§ **Supplied records**
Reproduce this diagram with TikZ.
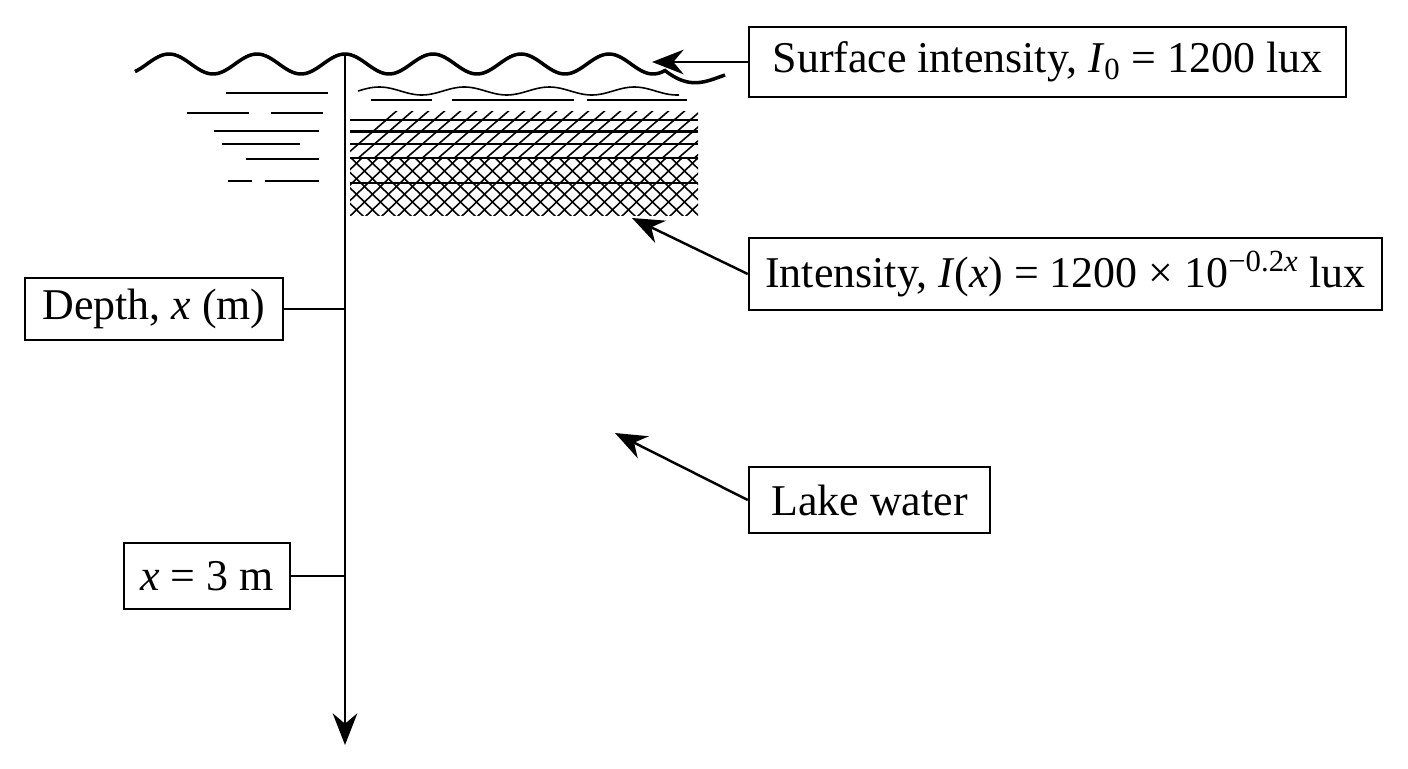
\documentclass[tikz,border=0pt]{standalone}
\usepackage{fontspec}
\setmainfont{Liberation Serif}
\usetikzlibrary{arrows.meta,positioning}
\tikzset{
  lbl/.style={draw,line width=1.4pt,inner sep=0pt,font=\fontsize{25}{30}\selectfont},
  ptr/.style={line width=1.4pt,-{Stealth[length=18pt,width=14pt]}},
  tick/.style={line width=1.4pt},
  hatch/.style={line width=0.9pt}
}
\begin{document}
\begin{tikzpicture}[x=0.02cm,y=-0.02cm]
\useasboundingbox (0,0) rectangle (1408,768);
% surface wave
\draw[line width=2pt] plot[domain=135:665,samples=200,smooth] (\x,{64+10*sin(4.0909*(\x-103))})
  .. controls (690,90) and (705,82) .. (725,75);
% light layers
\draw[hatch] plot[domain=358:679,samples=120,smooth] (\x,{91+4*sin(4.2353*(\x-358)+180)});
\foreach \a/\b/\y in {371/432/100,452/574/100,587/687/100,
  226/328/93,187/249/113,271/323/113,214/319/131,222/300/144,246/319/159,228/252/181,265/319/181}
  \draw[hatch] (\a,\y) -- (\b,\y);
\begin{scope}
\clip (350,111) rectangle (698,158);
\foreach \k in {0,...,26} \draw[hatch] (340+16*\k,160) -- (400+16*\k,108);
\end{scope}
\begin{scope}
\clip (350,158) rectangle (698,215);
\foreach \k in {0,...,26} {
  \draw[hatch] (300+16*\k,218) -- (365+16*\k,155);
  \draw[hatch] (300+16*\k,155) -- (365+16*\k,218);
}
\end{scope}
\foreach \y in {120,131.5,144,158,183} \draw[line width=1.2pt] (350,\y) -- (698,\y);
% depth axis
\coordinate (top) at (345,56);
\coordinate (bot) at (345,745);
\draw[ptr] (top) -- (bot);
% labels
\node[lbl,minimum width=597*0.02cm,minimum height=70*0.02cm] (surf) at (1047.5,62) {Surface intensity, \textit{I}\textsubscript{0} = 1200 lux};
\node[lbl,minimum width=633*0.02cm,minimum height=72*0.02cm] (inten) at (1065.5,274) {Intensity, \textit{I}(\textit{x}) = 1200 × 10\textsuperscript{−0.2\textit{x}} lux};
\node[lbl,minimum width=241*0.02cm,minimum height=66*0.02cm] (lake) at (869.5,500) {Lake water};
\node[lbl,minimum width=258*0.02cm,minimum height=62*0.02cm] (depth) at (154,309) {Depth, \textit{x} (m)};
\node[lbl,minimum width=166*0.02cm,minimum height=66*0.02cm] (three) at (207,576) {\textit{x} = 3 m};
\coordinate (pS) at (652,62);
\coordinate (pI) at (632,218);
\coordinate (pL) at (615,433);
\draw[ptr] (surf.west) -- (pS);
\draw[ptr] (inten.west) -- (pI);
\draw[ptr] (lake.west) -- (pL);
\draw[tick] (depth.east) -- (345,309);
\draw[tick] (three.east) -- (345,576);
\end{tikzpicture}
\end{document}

...

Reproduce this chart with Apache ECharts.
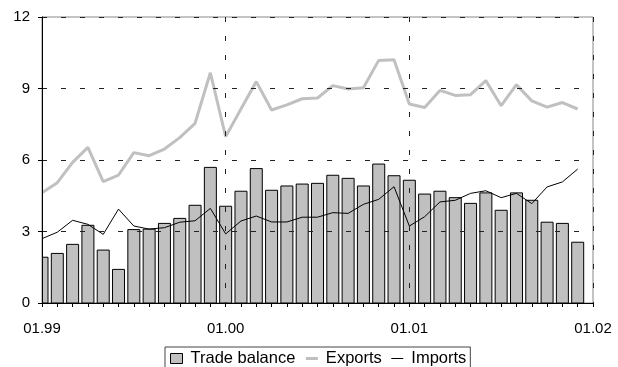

* * *

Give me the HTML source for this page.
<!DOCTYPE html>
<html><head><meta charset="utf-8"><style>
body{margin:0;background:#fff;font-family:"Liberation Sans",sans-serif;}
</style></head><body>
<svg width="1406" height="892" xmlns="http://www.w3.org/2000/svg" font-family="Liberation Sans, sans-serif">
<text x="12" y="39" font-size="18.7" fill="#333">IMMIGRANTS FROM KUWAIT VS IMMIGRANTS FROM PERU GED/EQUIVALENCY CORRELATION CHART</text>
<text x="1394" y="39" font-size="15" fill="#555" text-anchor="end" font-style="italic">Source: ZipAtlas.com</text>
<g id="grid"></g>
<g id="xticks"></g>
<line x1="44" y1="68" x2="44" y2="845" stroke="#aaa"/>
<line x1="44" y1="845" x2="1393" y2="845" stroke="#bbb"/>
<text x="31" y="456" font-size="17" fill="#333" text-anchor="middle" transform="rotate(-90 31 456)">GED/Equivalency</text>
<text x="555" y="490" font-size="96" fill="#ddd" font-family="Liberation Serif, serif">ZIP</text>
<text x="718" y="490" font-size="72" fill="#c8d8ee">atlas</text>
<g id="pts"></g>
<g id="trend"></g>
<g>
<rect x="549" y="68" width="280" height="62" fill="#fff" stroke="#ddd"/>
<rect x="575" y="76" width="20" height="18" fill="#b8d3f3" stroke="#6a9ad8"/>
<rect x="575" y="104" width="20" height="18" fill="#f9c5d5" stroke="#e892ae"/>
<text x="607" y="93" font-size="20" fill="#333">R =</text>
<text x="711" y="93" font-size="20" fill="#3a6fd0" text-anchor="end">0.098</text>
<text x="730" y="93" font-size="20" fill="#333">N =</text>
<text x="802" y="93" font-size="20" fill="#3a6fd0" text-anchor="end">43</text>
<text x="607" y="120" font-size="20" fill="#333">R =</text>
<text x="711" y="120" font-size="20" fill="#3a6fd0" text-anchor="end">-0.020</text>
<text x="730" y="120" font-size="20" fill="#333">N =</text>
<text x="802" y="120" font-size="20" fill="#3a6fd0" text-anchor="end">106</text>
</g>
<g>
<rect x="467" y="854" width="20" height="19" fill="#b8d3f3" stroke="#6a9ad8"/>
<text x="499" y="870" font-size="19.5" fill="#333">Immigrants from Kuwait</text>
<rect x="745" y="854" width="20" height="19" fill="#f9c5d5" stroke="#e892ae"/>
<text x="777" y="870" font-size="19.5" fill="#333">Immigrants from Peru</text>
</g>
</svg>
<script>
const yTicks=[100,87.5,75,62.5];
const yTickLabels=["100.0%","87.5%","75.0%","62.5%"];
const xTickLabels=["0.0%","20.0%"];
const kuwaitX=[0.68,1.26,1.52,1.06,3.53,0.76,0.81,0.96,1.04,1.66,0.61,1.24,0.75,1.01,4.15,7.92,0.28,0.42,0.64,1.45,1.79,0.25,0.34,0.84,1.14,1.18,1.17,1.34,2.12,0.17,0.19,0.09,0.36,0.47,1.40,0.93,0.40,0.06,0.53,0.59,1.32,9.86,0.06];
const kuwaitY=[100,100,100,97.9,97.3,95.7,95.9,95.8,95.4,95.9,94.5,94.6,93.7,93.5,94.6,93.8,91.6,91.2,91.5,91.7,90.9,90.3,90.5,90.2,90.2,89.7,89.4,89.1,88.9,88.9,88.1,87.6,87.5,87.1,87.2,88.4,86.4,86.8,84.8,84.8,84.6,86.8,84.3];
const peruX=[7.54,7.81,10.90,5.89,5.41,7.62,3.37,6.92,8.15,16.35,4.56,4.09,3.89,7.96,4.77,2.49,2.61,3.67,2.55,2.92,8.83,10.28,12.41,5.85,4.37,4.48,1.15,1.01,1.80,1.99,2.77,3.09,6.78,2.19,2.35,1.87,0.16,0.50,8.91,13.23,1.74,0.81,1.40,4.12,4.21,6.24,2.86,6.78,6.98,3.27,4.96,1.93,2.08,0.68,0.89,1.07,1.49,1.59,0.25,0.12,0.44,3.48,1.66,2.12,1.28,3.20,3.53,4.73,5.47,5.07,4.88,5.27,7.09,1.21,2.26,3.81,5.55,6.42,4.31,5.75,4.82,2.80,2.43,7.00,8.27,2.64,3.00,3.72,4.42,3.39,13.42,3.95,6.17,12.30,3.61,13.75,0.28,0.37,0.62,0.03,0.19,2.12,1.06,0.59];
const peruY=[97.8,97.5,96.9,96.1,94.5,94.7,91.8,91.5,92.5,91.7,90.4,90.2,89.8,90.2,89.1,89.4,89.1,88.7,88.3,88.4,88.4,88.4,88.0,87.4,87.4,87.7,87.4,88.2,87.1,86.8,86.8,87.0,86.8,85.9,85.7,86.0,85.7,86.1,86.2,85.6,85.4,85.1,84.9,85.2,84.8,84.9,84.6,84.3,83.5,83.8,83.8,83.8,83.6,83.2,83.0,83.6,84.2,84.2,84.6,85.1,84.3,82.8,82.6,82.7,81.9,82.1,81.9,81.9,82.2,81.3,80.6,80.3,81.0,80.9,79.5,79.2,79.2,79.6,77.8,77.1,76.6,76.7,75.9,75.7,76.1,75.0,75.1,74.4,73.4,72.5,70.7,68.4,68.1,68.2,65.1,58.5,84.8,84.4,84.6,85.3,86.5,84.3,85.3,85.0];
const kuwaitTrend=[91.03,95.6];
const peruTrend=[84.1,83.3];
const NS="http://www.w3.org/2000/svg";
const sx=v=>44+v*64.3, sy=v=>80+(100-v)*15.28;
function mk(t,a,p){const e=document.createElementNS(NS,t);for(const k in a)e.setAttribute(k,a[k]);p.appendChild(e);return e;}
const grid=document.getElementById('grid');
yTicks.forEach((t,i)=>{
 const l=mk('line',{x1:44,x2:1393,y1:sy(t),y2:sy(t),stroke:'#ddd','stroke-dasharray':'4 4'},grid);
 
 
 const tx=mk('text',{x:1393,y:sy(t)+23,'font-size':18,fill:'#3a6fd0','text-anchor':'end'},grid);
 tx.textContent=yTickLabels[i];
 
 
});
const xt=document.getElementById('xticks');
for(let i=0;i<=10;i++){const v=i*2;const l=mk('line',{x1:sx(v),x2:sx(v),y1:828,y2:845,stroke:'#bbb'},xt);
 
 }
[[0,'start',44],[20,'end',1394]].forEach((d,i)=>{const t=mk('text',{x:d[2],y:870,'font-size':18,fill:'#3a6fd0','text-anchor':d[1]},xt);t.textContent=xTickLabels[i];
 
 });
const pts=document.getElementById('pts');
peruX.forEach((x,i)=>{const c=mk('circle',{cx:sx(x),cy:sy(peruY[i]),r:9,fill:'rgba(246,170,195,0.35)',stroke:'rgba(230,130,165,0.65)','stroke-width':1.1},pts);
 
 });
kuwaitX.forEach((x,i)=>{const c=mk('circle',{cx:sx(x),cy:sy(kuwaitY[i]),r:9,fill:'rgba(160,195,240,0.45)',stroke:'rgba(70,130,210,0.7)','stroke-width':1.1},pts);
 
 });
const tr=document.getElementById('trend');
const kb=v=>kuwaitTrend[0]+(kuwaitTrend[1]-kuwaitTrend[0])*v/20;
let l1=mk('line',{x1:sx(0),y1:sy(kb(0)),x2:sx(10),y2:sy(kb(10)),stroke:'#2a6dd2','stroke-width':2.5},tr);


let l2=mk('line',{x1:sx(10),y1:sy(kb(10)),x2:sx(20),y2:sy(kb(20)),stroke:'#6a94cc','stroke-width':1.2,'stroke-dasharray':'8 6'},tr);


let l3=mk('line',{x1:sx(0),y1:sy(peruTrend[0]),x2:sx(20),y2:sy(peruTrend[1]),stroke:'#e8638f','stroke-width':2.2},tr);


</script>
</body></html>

§ **Requirement**
State the number of lines in the data that include the string "Reproduce", and add nothing else.

§ **Final result**
2